EXERCISE BRIEF =>
Count how many lines hold the word "this" and give that number as the whole answer.

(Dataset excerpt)
● ● ● ● ●

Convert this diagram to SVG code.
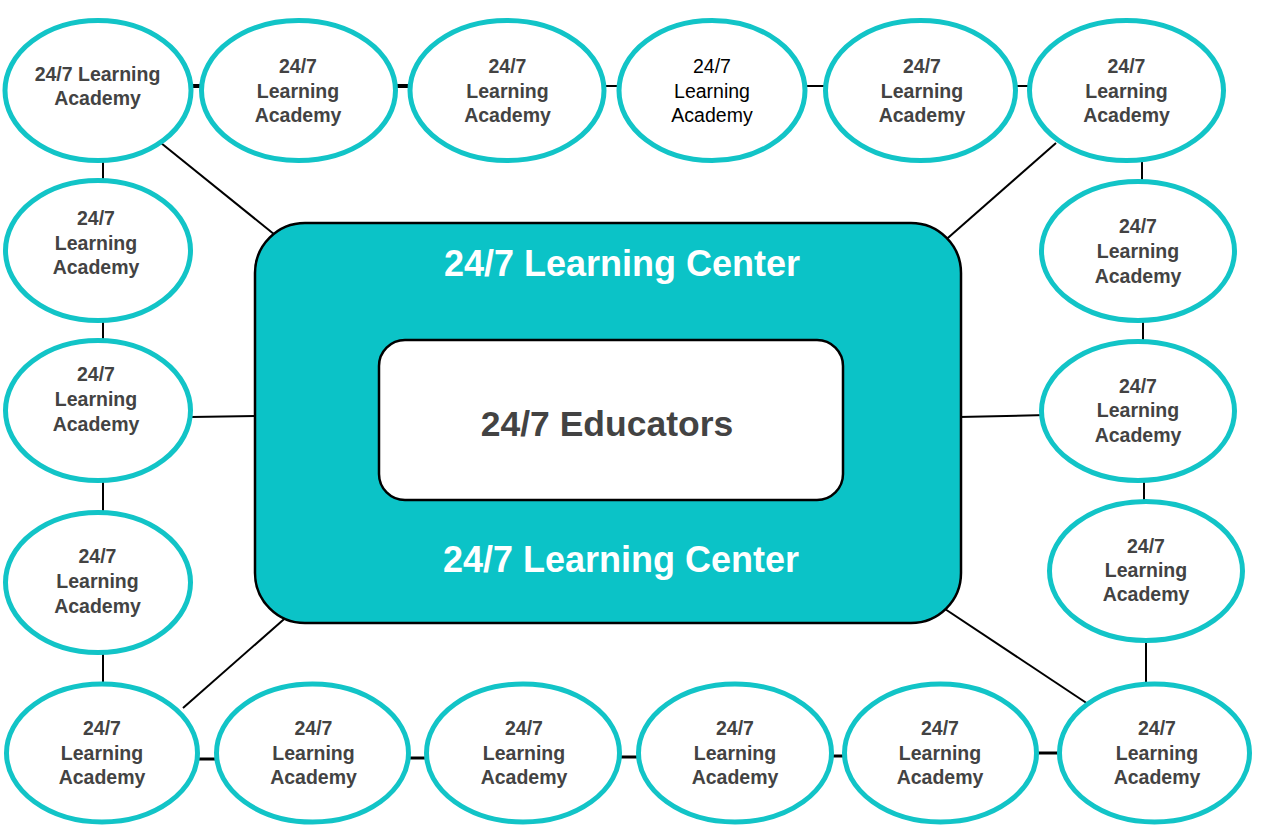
<svg xmlns="http://www.w3.org/2000/svg" width="1264" height="834" viewBox="0 0 1264 834">
<style>
.e{fill:#fff;stroke:#12c4c7;stroke-width:5}
.t{font-family:"Liberation Sans",Arial,sans-serif;font-size:19.5px;font-weight:bold;fill:#434343;text-anchor:middle}
.tr{font-weight:normal;fill:#000}
.c{stroke:#000;stroke-width:2;fill:none}
.ct{stroke:#000;stroke-width:4;fill:none}
.big{font-family:"Liberation Sans",Arial,sans-serif;font-size:36px;font-weight:bold;text-anchor:middle}
</style>
<rect width="1264" height="834" fill="#fff"/>
<g id="connectors">
<line class="ct" x1="190" y1="86" x2="202" y2="86"/>
<line class="ct" x1="395" y1="86" x2="411" y2="86"/>
<line class="c" x1="603" y1="86" x2="620" y2="86"/>
<line class="c" x1="804" y1="86" x2="826" y2="86"/>
<line class="c" x1="1015" y1="86" x2="1030" y2="86"/>
<line class="c" x1="103" y1="160" x2="103" y2="181"/>
<line class="c" x1="103" y1="320" x2="103" y2="341"/>
<line class="c" x1="103" y1="480" x2="103" y2="513"/>
<line class="c" x1="103" y1="652" x2="103" y2="685"/>
<line class="ct" x1="197" y1="759" x2="217" y2="759" style="stroke-width:3"/>
<line class="ct" x1="408" y1="758" x2="427" y2="758" style="stroke-width:3"/>
<line class="ct" x1="619" y1="757" x2="639" y2="757" style="stroke-width:3"/>
<line class="ct" x1="831" y1="756" x2="845" y2="756" style="stroke-width:3"/>
<line class="ct" x1="1036" y1="753" x2="1060" y2="753" style="stroke-width:3"/>
<line class="c" x1="1142" y1="160" x2="1142" y2="182"/>
<line class="c" x1="1143" y1="320" x2="1143" y2="342"/>
<line class="c" x1="1144" y1="480" x2="1144" y2="502"/>
<line class="c" x1="1146" y1="640" x2="1146" y2="685"/>
<line class="c" x1="161" y1="143" x2="280" y2="239"/>
<line class="c" x1="1056" y1="143" x2="941" y2="244"/>
<line class="c" x1="291" y1="613" x2="183" y2="708"/>
<line class="c" x1="942" y1="607" x2="1088" y2="704"/>
<line class="c" x1="191" y1="417" x2="257" y2="416"/>
<line class="c" x1="959" y1="417" x2="1047" y2="415"/>
</g>
<g id="center">
<rect x="255" y="223" width="706" height="400" rx="50" fill="#0bc3c7" stroke="#000" stroke-width="2.5"/>
<text class="big" x="622" y="276" fill="#fff">24/7 Learning Center</text>
<text class="big" x="621" y="572" fill="#fff">24/7 Learning Center</text>
</g>
<g id="educators">
<rect x="379" y="340" width="464" height="160" rx="26" fill="#fff" stroke="#000" stroke-width="2.5"/>
<text class="big" x="607" y="436" fill="#434343" style="font-size:35.5px">24/7 Educators</text>
</g>
<g id="t1"><ellipse class="e" cx="98" cy="90.5" rx="93" ry="70"/><text class="t" x="97.5" y="81">24/7 Learning</text><text class="t" x="97.5" y="105">Academy</text></g>
<g id="t2"><ellipse class="e" cx="298.5" cy="90.5" rx="97" ry="70"/><text class="t" x="298" y="73">24/7</text><text class="t" x="298" y="98">Learning</text><text class="t" x="298" y="122">Academy</text></g>
<g id="t3"><ellipse class="e" cx="507" cy="90.5" rx="97" ry="70"/><text class="t" x="507.5" y="73">24/7</text><text class="t" x="507.5" y="98">Learning</text><text class="t" x="507.5" y="122">Academy</text></g>
<g id="t4"><ellipse class="e" cx="712" cy="90.5" rx="93" ry="70"/><text class="t tr" x="712" y="73">24/7</text><text class="t tr" x="712" y="98">Learning</text><text class="t tr" x="712" y="122">Academy</text></g>
<g id="t5"><ellipse class="e" cx="920.5" cy="90.5" rx="95" ry="70"/><text class="t" x="922" y="73">24/7</text><text class="t" x="922" y="98">Learning</text><text class="t" x="922" y="122">Academy</text></g>
<g id="t6"><ellipse class="e" cx="1126.5" cy="90.5" rx="97" ry="70"/><text class="t" x="1126.5" y="73">24/7</text><text class="t" x="1126.5" y="98">Learning</text><text class="t" x="1126.5" y="122">Academy</text></g>
<g id="l1"><ellipse class="e" cx="98" cy="250.5" rx="92.5" ry="70"/><text class="t" x="96" y="225">24/7</text><text class="t" x="96" y="250">Learning</text><text class="t" x="96" y="274">Academy</text></g>
<g id="l2"><ellipse class="e" cx="98" cy="410.5" rx="92.5" ry="70"/><text class="t" x="96" y="381">24/7</text><text class="t" x="96" y="406">Learning</text><text class="t" x="96" y="431">Academy</text></g>
<g id="l3"><ellipse class="e" cx="98" cy="582.5" rx="92.5" ry="70"/><text class="t" x="97.5" y="563">24/7</text><text class="t" x="97.5" y="588">Learning</text><text class="t" x="97.5" y="613">Academy</text></g>
<g id="r1"><ellipse class="e" cx="1138" cy="251" rx="96.5" ry="69.5"/><text class="t" x="1138" y="233">24/7</text><text class="t" x="1138" y="258">Learning</text><text class="t" x="1138" y="283">Academy</text></g>
<g id="r2"><ellipse class="e" cx="1138" cy="411" rx="96.5" ry="69.5"/><text class="t" x="1138" y="393">24/7</text><text class="t" x="1138" y="417">Learning</text><text class="t" x="1138" y="442">Academy</text></g>
<g id="r3"><ellipse class="e" cx="1146" cy="571" rx="96.5" ry="69.5"/><text class="t" x="1146" y="553">24/7</text><text class="t" x="1146" y="577">Learning</text><text class="t" x="1146" y="601">Academy</text></g>
<g id="b1"><ellipse class="e" cx="102" cy="753" rx="95.5" ry="69"/><text class="t" x="102" y="735">24/7</text><text class="t" x="102" y="760">Learning</text><text class="t" x="102" y="784">Academy</text></g>
<g id="b2"><ellipse class="e" cx="312.5" cy="753" rx="96" ry="69"/><text class="t" x="313.5" y="735">24/7</text><text class="t" x="313.5" y="760">Learning</text><text class="t" x="313.5" y="784">Academy</text></g>
<g id="b3"><ellipse class="e" cx="523" cy="753" rx="96.5" ry="69"/><text class="t" x="524" y="735">24/7</text><text class="t" x="524" y="760">Learning</text><text class="t" x="524" y="784">Academy</text></g>
<g id="b4"><ellipse class="e" cx="735" cy="753" rx="96.5" ry="69"/><text class="t" x="735" y="735">24/7</text><text class="t" x="735" y="760">Learning</text><text class="t" x="735" y="784">Academy</text></g>
<g id="b5"><ellipse class="e" cx="940.5" cy="753" rx="96" ry="69"/><text class="t" x="940" y="735">24/7</text><text class="t" x="940" y="760">Learning</text><text class="t" x="940" y="784">Academy</text></g>
<g id="b6"><ellipse class="e" cx="1154.5" cy="753" rx="95" ry="69"/><text class="t" x="1157" y="735">24/7</text><text class="t" x="1157" y="760">Learning</text><text class="t" x="1157" y="784">Academy</text></g>
</svg>
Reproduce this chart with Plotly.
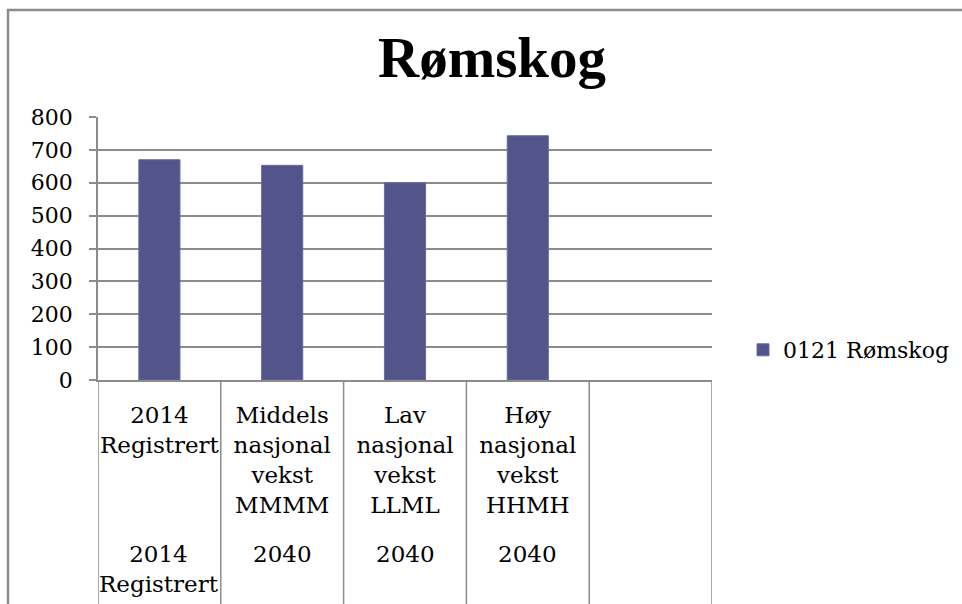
import plotly.graph_objects as go

# ---- data ----
categories = ["2014 Registrert", "Middels MMMM", "Lav LLML", "Høy HHMH", "(tom)"]
level1_labels = ["2014<br>Registrert", "Middels<br>nasjonal<br>vekst<br>MMMM",
                 "Lav<br>nasjonal<br>vekst<br>LLML", "Høy<br>nasjonal<br>vekst<br>HHMH", ""]
level2_labels = ["2014<br>Registrert", "2040", "2040", "2040", ""]
values = [670, 653, 600, 743, None]
series_name = "0121 Rømskog"
title_text = "Rømskog"
y_ticks = [0, 100, 200, 300, 400, 500, 600, 700, 800]

FONT = "DejaVu Serif"
GRID = "#8c8c8c"
BAR = "#53548a"

W, H = 962, 604
L, R, T, B = 98, 250, 117, 224
plot_h = H - T - B
plot_w = W - L - R

fig = go.Figure()
fig.add_trace(go.Bar(
    x=categories, y=values, name=series_name,
    marker=dict(color=BAR, line=dict(color="#6a6b9e", width=1)),
    width=0.335, showlegend=True,
))

shapes = []
n = len(categories)
for i in range(n + 1):
    shapes.append(dict(type="line", xref="x", yref="paper",
                       x0=i - 0.5, x1=i - 0.5, y0=0, y1=-(B + 4) / plot_h,
                       line=dict(color=GRID, width=1.5)))
# chart border (top and left visible)
shapes.append(dict(type="rect", xref="paper", yref="paper",
                   x0=(8 - L) / plot_w, x1=(W + 20 - L) / plot_w,
                   y0=-(B + 20) / plot_h, y1=(H - B - 10) / plot_h,
                   line=dict(color="#8c8c8c", width=2.5), layer="below"))

annotations = []
for c, lab in zip(categories, level2_labels):
    if lab:
        annotations.append(dict(x=c, xref="x", y=-(539 - (H - B)) / plot_h, yref="paper",
                                text=lab, showarrow=False, yanchor="top", xanchor="center",
                                font=dict(family=FONT, size=23, color="black")))

fig.update_layout(
    width=W, height=H,
    margin=dict(l=L, r=R, t=T, b=B),
    paper_bgcolor="white", plot_bgcolor="white",
    title=dict(text="<b>" + title_text + "</b>", x=492 / W, xanchor="center",
               y=1 - 57 / H, yanchor="middle",
               font=dict(family="Liberation Serif", size=57, color="black")),
    xaxis=dict(type="category", categoryorder="array", categoryarray=categories,
               tickvals=categories, ticktext=level1_labels,
               range=[-0.5, n - 0.5], showgrid=False,
               showline=True, linecolor=GRID, linewidth=1.5,
               ticks="", ticklabelstandoff=14,
               tickfont=dict(family=FONT, size=23, color="black")),
    yaxis=dict(range=[0, 800], tickvals=y_ticks, showgrid=True, gridcolor=GRID, gridwidth=1.5,
               showline=True, linecolor=GRID, linewidth=1.5,
               ticks="outside", ticklen=7, tickcolor=GRID, tickwidth=1.5,
               ticklabelstandoff=12, zeroline=False,
               tickfont=dict(family=FONT, size=22, color="black")),
    legend=dict(xref="container", yref="container",
                x=955 / W, xanchor="right", y=1 - 350 / H, yanchor="middle",
                font=dict(family=FONT, size=22, color="black"), itemwidth=30,
                bgcolor="rgba(0,0,0,0)"),
    shapes=shapes, annotations=annotations,
)

fig.write_html("out.html", config={"displayModeBar": False},
               post_script="document.body.style.margin='0px';")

● ● ● ● ●

WRITTEN REPLY =>
2